How can I get st.text_area to output a properly formatted URL?

Hello,

I am trying to pass a url or list of urls to Firecrawl for scraping using st.text_area, but I am getting the following error message (full traceback at the bottom:

HTTPError: Unexpected error during scrape URL: Status code 400. Bad Request - [{'code': 'custom', 'message': 'URL must have a valid top-level domain or be a valid path', 'path': ['url']}]

The relevant code (as the app is not deployed) is:

urls = []
        urls_input = (st.text_area("Input one or more urls separated by commas"))
        for url in urls_input:
            urls.append(url)

If I simply code in a url list and pass that to the Firecrawl loader it works just fine so I know that’s not the issue. What type of object does the st.text_area create, and what format is it in?

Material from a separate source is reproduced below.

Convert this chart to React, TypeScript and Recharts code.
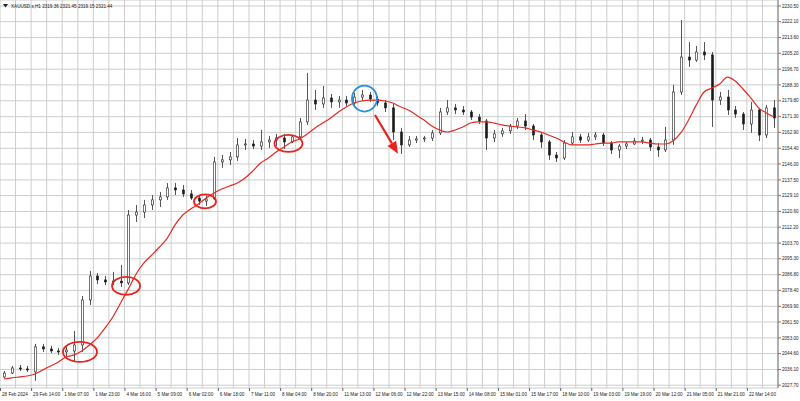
import { ComposedChart, Bar, Line, XAxis, YAxis, CartesianGrid, ReferenceDot, ReferenceLine } from 'recharts';

// XAUUSD H1, resampled to 4-hour candles
const openPrices = [
  2032.1, 2034.2, 2036.9, 2036.4, 2034.8, 2048.2, 2047.1, 2046.0, 2045.5, 2046.0,
  2049.2, 2073.3, 2086.1, 2084.0, 2082.9, 2083.4, 2082.4, 2118.7, 2120.3, 2124.1,
  2126.8, 2128.4, 2133.2, 2132.1, 2130.0, 2127.8, 2126.2, 2127.3, 2147.1, 2148.2,
  2149.8, 2156.2, 2156.7, 2155.6, 2157.8, 2158.8, 2159.9, 2157.8, 2160.5, 2168.5,
  2180.2, 2178.1, 2181.3, 2179.2, 2180.2, 2178.6, 2181.8, 2182.9, 2180.8, 2178.6,
  2176.0, 2163.1, 2156.2, 2158.8, 2159.4, 2159.9, 2162.6, 2173.8, 2176.0, 2174.9,
  2173.8, 2171.1, 2169.0, 2159.9, 2162.1, 2163.7, 2166.3, 2169.0, 2166.3, 2161.5,
  2157.8, 2150.8, 2149.2, 2157.2, 2160.5, 2158.8, 2160.5, 2161.5, 2157.2, 2153.5,
  2155.6, 2156.7, 2158.3, 2158.8, 2155.1, 2153.5, 2158.8, 2184.5, 2203.2, 2201.6,
  2205.9, 2204.3, 2180.2, 2181.8, 2174.9, 2172.7, 2167.4, 2174.9, 2161.5, 2176.0,
];
const highPrices = [
  2035.3, 2038.0, 2038.5, 2038.0, 2049.8, 2049.8, 2048.7, 2047.6, 2048.2, 2056.7,
  2075.4, 2088.8, 2087.7, 2086.1, 2088.3, 2092.0, 2121.4, 2124.1, 2126.8, 2129.4,
  2131.0, 2135.8, 2135.8, 2134.8, 2132.1, 2128.9, 2128.9, 2149.8, 2150.8, 2152.4,
  2159.9, 2159.4, 2158.8, 2164.2, 2161.0, 2162.1, 2162.1, 2161.5, 2170.6, 2194.7,
  2185.6, 2187.7, 2183.4, 2182.4, 2182.4, 2184.0, 2185.6, 2184.5, 2182.4, 2180.2,
  2178.1, 2165.3, 2161.0, 2161.0, 2161.0, 2164.2, 2176.0, 2180.2, 2178.1, 2177.0,
  2174.9, 2172.7, 2170.1, 2164.2, 2165.3, 2167.4, 2170.6, 2172.7, 2167.4, 2163.1,
  2158.8, 2152.4, 2158.8, 2163.1, 2162.1, 2162.6, 2163.1, 2162.6, 2158.3, 2156.7,
  2157.8, 2159.9, 2160.5, 2159.9, 2157.2, 2165.8, 2188.3, 2223.0, 2211.2, 2209.1,
  2211.2, 2205.9, 2184.5, 2185.6, 2177.0, 2173.8, 2179.2, 2176.0, 2177.6, 2180.2,
];
const lowPrices = [
  2031.6, 2033.7, 2035.3, 2034.8, 2030.0, 2045.5, 2044.9, 2043.9, 2043.3, 2040.1,
  2045.5, 2070.6, 2081.8, 2081.3, 2081.3, 2080.2, 2081.3, 2115.0, 2117.1, 2121.4,
  2123.0, 2126.8, 2129.4, 2128.4, 2126.8, 2124.1, 2123.5, 2126.8, 2143.9, 2145.5,
  2147.6, 2153.5, 2154.0, 2153.5, 2154.6, 2155.6, 2154.0, 2157.2, 2159.4, 2166.9,
  2174.9, 2176.0, 2176.0, 2176.0, 2177.0, 2177.6, 2179.7, 2179.2, 2177.0, 2173.8,
  2158.8, 2151.4, 2155.1, 2157.2, 2157.8, 2158.3, 2161.5, 2172.2, 2172.7, 2172.2,
  2169.5, 2167.4, 2153.5, 2157.8, 2160.5, 2162.1, 2164.7, 2164.2, 2158.8, 2154.6,
  2148.2, 2147.1, 2148.2, 2156.2, 2157.2, 2157.8, 2158.8, 2155.6, 2151.4, 2149.2,
  2154.0, 2156.2, 2156.7, 2153.0, 2149.8, 2152.4, 2156.2, 2182.9, 2197.9, 2200.6,
  2201.6, 2165.8, 2177.6, 2172.2, 2170.6, 2164.2, 2162.6, 2158.3, 2159.9, 2165.3,
];
const closePrices = [
  2034.2, 2036.9, 2036.4, 2035.9, 2048.2, 2047.1, 2046.0, 2045.5, 2046.5, 2049.2,
  2073.3, 2086.1, 2084.0, 2082.9, 2083.4, 2082.4, 2118.7, 2120.3, 2124.1, 2126.8,
  2128.4, 2133.2, 2132.1, 2130.0, 2127.8, 2126.2, 2127.3, 2147.1, 2148.2, 2149.8,
  2156.2, 2156.7, 2155.6, 2157.8, 2158.8, 2159.9, 2157.8, 2160.5, 2168.5, 2180.2,
  2178.1, 2181.3, 2179.2, 2180.2, 2178.6, 2181.8, 2182.9, 2180.8, 2178.6, 2176.0,
  2163.1, 2156.2, 2158.8, 2159.4, 2159.9, 2162.6, 2173.8, 2176.0, 2174.9, 2173.8,
  2171.1, 2169.0, 2159.9, 2162.1, 2163.7, 2166.3, 2169.0, 2166.3, 2161.5, 2157.8,
  2150.8, 2149.2, 2157.2, 2160.5, 2158.8, 2160.5, 2161.5, 2157.2, 2153.5, 2155.6,
  2156.7, 2158.3, 2158.8, 2155.1, 2153.5, 2158.8, 2184.5, 2203.2, 2201.6, 2205.9,
  2204.3, 2180.2, 2181.8, 2174.9, 2172.7, 2167.4, 2174.9, 2161.5, 2176.0, 2170.6,
];
// red moving average
const maValues = [
  2031.0, 2031.6, 2032.1, 2032.6, 2033.7, 2035.9, 2038.0, 2040.1, 2042.8, 2043.9,
  2046.0, 2049.2, 2053.0, 2058.3, 2064.2, 2071.7, 2079.2, 2087.2, 2093.1, 2097.3,
  2101.6, 2106.4, 2113.4, 2118.7, 2121.9, 2124.6, 2127.8, 2130.5, 2132.6, 2134.2,
  2135.8, 2138.5, 2142.3, 2146.5, 2149.2, 2152.4, 2155.1, 2157.8, 2159.4, 2162.1,
  2165.3, 2167.9, 2170.6, 2173.8, 2176.5, 2178.6, 2179.7, 2180.2, 2180.2, 2179.7,
  2178.6, 2176.5, 2174.9, 2172.2, 2169.5, 2166.3, 2164.2, 2163.1, 2164.2, 2165.8,
  2167.9, 2168.5, 2168.5, 2167.9, 2166.9, 2166.3, 2165.8, 2165.3, 2164.2, 2163.1,
  2161.5, 2159.9, 2157.8, 2156.2, 2156.2, 2156.2, 2156.7, 2157.2, 2157.2, 2157.8,
  2157.8, 2157.8, 2157.8, 2157.2, 2156.7, 2156.7, 2158.3, 2162.6, 2169.5, 2177.6,
  2184.5, 2186.6, 2188.8, 2192.5, 2190.4, 2186.1, 2181.3, 2176.0, 2173.3, 2171.1,
];

const xLabels = [
  '28 Feb 2024', '29 Feb 14:00', '1 Mar 07:00', '1 Mar 23:00', '4 Mar 16:00', '5 Mar 09:00',
  '6 Mar 02:00', '6 Mar 18:00', '7 Mar 11:00', '8 Mar 04:00', '8 Mar 20:00', '11 Mar 13:00',
  '12 Mar 06:00', '12 Mar 22:00', '13 Mar 15:00', '14 Mar 08:00', '15 Mar 01:00', '15 Mar 17:00',
  '18 Mar 10:00', '19 Mar 03:00', '19 Mar 19:00', '20 Mar 12:00', '21 Mar 05:00', '21 Mar 21:00',
  '22 Mar 14:00',
];
const yLabels = [
  '2230.50', '2222.10', '2213.60', '2205.20', '2196.70', '2188.30', '2179.80', '2171.30',
  '2162.90', '2154.40', '2146.00', '2137.50', '2129.10', '2120.60', '2112.20', '2103.70',
  '2095.30', '2086.80', '2078.40', '2069.90', '2061.50', '2053.00', '2044.60', '2036.10',
  '2027.70',
];

// hand-drawn annotations (x in candle units, y in price)
const ringX = [10.28, 16.2, 26.35, 37.08];
const ringY = [2045.5, 2080.8, 2126.0, 2157.0];
const blueRingX = 46.85;
const blueRingY = 2181.0;
const arrowFrom = { x: 48.2, y: 2172.2 };
const arrowTo = { x: 51.16, y: 2151.5 };

const data = openPrices.map((o, i) => ({
  i,
  open: o,
  high: highPrices[i],
  low: lowPrices[i],
  close: closePrices[i],
  ma: maValues[i],
}));

const gridTicks = Array.from({ length: 51 }, (_, k) => k * 2);
const yTicks = yLabels.map(Number);
const FONT = 'Liberation Sans, Arial, sans-serif';
const ringSize = [[17, 10], [14, 9], [11, 7], [14, 8.5]];
const PLOT_BOTTOM = 388;

function Candle(props: any) {
  const { x, y, width, height, payload } = props;
  if (x == null || !payload) return <g />;
  const top = Math.min(y, y + height);
  const h = Math.abs(height);
  const { open, close, high, low } = payload;
  const k = high - low === 0 ? 0 : h / (high - low);
  const cx = Math.round(x + width / 2) + 0.5;
  const yO = top + (high - open) * k;
  const yC = top + (high - close) * k;
  const bTop = Math.min(yO, yC);
  const bH = Math.max(1, Math.abs(yO - yC));
  const up = close >= open;
  return (
    <g>
      <line x1={cx} x2={cx} y1={top} y2={top + h} stroke="#555" strokeWidth={1} />
      <rect x={cx - 1} y={bTop} width={2} height={bH} fill={up ? '#fff' : '#1a1a1a'} stroke="#1a1a1a" strokeWidth={0.6} />
    </g>
  );
}

function XTick(props: any) {
  const { x, payload } = props;
  const v = payload.value;
  if (v % 4 !== 0 || v / 4 >= xLabels.length) return <g />;
  return (
    <g>
      <line x1={x + 0.5} x2={x + 0.5} y1={PLOT_BOTTOM} y2={PLOT_BOTTOM + 3} stroke="#666" />
      <text x={x + 2} y={PLOT_BOTTOM + 8} fontSize={4.6} fontFamily={FONT} fill="#222" textAnchor="start">
        {xLabels[v / 4]}
      </text>
    </g>
  );
}

function Arrow(props: any) {
  const { x1, y1, x2, y2 } = props;
  if (x1 == null) return <g />;
  const dx = x2 - x1;
  const dy = y2 - y1;
  const len = Math.sqrt(dx * dx + dy * dy);
  const ux = dx / len;
  const uy = dy / len;
  const head = 12;
  const bx = x2 - ux * head;
  const by = y2 - uy * head;
  const px = -uy * 5;
  const py = ux * 5;
  return (
    <g>
      <line x1={x1} y1={y1} x2={bx} y2={by} stroke="#e8231f" strokeWidth={2.2} />
      <polygon points={`${x2},${y2} ${bx + px},${by + py} ${bx - px},${by - py}`} fill="#e8231f" />
    </g>
  );
}

export default function App() {
  return (
    <div style={{ position: 'absolute', left: 0, top: 0, width: 800, height: 401, background: '#fff' }}>
      <ComposedChart width={800} height={401} data={data} margin={{ top: 0, right: 0, bottom: 0, left: 0 }} barCategoryGap={0}>
        <XAxis xAxisId="c" dataKey="i" type="category" hide />
        <XAxis
          xAxisId="n"
          dataKey="i"
          type="number"
          domain={[0, 100]}
          ticks={gridTicks}
          interval={0}
          height={401 - PLOT_BOTTOM}
          tickSize={3}
          tickMargin={0}
          tickLine={false}
          axisLine={{ stroke: '#777' }}
          tick={<XTick />}
          allowDataOverflow
        />
        <YAxis
          orientation="right"
          width={22}
          domain={[2026.2, 2233.7]}
          ticks={yTicks}
          interval={0}
          allowDataOverflow
          tickSize={3}
          tickMargin={1}
          tickLine={{ stroke: '#777' }}
          axisLine={{ stroke: '#777' }}
          tick={{ fontSize: 4.6, fill: '#222', fontFamily: FONT }}
          tickFormatter={(v: number) => v.toFixed(2)}
        />
        <CartesianGrid xAxisId="n" stroke="#cdcdcd" strokeWidth={1} />
        <Bar xAxisId="c" dataKey={(d: any) => [d.low, d.high]} shape={<Candle />} isAnimationActive={false} />
        <Line xAxisId="c" type="monotone" dataKey="ma" stroke="#e42a24" strokeWidth={1.2} dot={false} isAnimationActive={false} />
        {ringX.map((rx, k) => (
          <ReferenceDot
            key={k}
            xAxisId="n"
            x={rx}
            y={ringY[k]}
            r={1}
            shape={(p: any) => (
              <ellipse cx={p.cx} cy={p.cy} rx={ringSize[k][0]} ry={ringSize[k][1]} fill="none" stroke="#e8231f" strokeWidth={1.8} />
            )}
          />
        ))}
        <ReferenceDot
          xAxisId="n"
          x={blueRingX}
          y={blueRingY}
          r={1}
          shape={(p: any) => <ellipse cx={p.cx} cy={p.cy} rx={12.5} ry={13} fill="none" stroke="#2a8fd6" strokeWidth={1.8} />}
        />
        <ReferenceLine xAxisId="n" segment={[arrowFrom, arrowTo]} shape={<Arrow />} />
      </ComposedChart>
      <svg width={200} height={12} style={{ position: 'absolute', left: 0, top: 0 }}>
        <polygon points="3,4 8,4 5.5,7.5" fill="#222" />
        <text x={11} y={8} fontSize={4.6} fontFamily={FONT} fill="#222">
          XAUUSD.s,H1  2319.36 2321.45 2319.15 2321.44
        </text>
      </svg>
    </div>
  );
}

Any help is greatly appreciated!

Traceback:

File “/Users/mottzerella/Documents/Coding_Practice/ztm_milestone_projects/heart_disease_project/QA_LLM_APP/.conda/lib/python3.11/site-packages/streamlit/runtime/scriptrunner/exec_code.py”, line 88, in exec_func_with_error_handling
result = func()
^^^^^^
File “/Users/mottzerella/Documents/Coding_Practice/ztm_milestone_projects/heart_disease_project/QA_LLM_APP/.conda/lib/python3.11/site-packages/streamlit/runtime/scriptrunner/script_runner.py”, line 590, in code_to_exec
exec(code, module.dict)
File “/Users/mottzerella/Documents/Coding_Practice/ztm_milestone_projects/heart_disease_project/QA_LLM_APP/Project - Streamlit Front-End for Question-Answering App/QA_LLM_Pinecone.py”, line 263, in
chunks = website_search(urls, chunk_size = chunk_size)
^^^^^^^^^^^^^^^^^^^^^^^^^^^^^^^^^^^^^^^^^^^^^
File “/Users/mottzerella/Documents/Coding_Practice/ztm_milestone_projects/heart_disease_project/QA_LLM_APP/Project - Streamlit Front-End for Question-Answering App/QA_LLM_Pinecone.py”, line 63, in website_search
data = [FireCrawlLoader(api_key = ‘fc-33e3a9fcc4564af789ba05632267159e’,
^^^^^^^^^^^^^^^^^^^^^^^^^^^^^^^^^^^^^^^^^^^^^^^^^^^^^^^^^^^^^^^^^
File “/Users/mottzerella/Documents/Coding_Practice/ztm_milestone_projects/heart_disease_project/QA_LLM_APP/Project - Streamlit Front-End for Question-Answering App/QA_LLM_Pinecone.py”, line 66, in
).load() for url in urls]
^^^^^^
File “/Users/mottzerella/Documents/Coding_Practice/ztm_milestone_projects/heart_disease_project/QA_LLM_APP/.conda/lib/python3.11/site-packages/langchain_core/document_loaders/base.py”, line 30, in load
return list(self.lazy_load())
^^^^^^^^^^^^^^^^^^^^^^
File “/Users/mottzerella/Documents/Coding_Practice/ztm_milestone_projects/heart_disease_project/QA_LLM_APP/.conda/lib/python3.11/site-packages/langchain_community/document_loaders/firecrawl.py”, line 110, in lazy_load
firecrawl_docs = [self.firecrawl.scrape_url(self.url, params=self.params)]
^^^^^^^^^^^^^^^^^^^^^^^^^^^^^^^^^^^^^^^^^^^^^^^^^^^^^^^
File “/Users/mottzerella/Documents/Coding_Practice/ztm_milestone_projects/heart_disease_project/QA_LLM_APP/.conda/lib/python3.11/site-packages/firecrawl/firecrawl.py”, line 88, in scrape_url
self._handle_error(response, ‘scrape URL’)
File “/Users/mottzerella/Documents/Coding_Practice/ztm_milestone_projects/heart_disease_project/QA_LLM_APP/.conda/lib/python3.11/site-packages/firecrawl/firecrawl.py”, line 391, in _handle_error
raise requests.exceptions.HTTPError(message, response=response)

It returns a string or None (see st.text_area - Streamlit Docs).

Iterating over that string means getting each character individually. You probably meant to split that string first based on the commas.

This topic was automatically closed 180 days after the last reply. New replies are no longer allowed.